Aziz Orujov (born 3 January 1984 in Barda District) is a journalist from Azerbaijan.

From 2001 to 2005, Orujov studied at the Faculty of Journalism at Baku State University and obtained a bachelor's degree. After graduation, he worked for newspapers such as Sharg, Millet, and Ayna. In 2008, together with his brother Anar Orujov, he founded the online television channel Kanal 13 and headed its office in Baku. The channel covers domestic and foreign political issues, including human rights violations.
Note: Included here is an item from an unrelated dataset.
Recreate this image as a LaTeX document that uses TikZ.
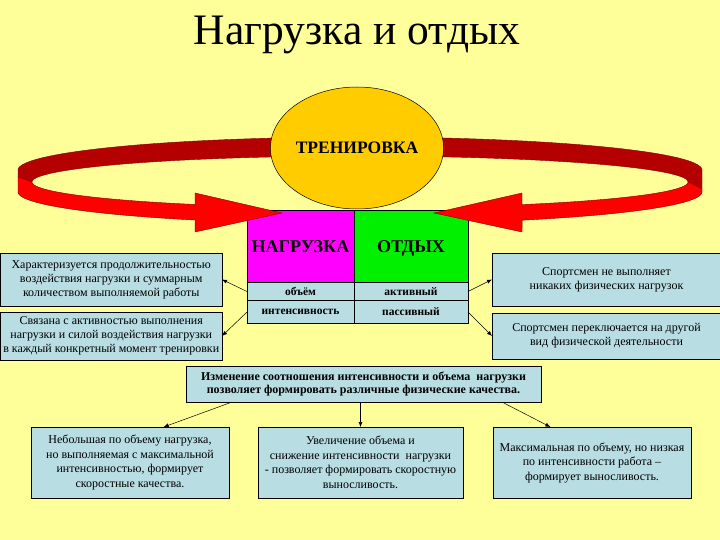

On 2 May 2017, Aziz Orujov was arrested for allegedly disobeying a police officer's orders. On 2 June 2017, he was charged with failing to declare and pay taxes on donations received by the Caucasus Media Investigations Centre Public Union, founded in 2006. He was sentenced to six years in prison. Amnesty International stated that Orujov had been imprisoned solely for peacefully exercising his work as a journalist. On 5 April 2018, the Supreme Court of Azerbaijan ordered his release and suspended his sentence.

On 27 November 2023, Orujov was arrested at his home and detained for three months by order of the Sabail District Court in Baku. His laptops were confiscated. Authorities claimed he had built his house without permission and later accused him of "collective smuggling". On 20. Dezember 2023 a court in Baku decided that the access to the YouTube-Channel of Kanal13 is to be blocked. The smuggling charge was dropped in December 2024. On 26 February 2025, he was sentenced to two years in prison. The Committee to Protect Journalists advocates for his release.

Orujov is married to Lamiya Orujova. They have two daughters.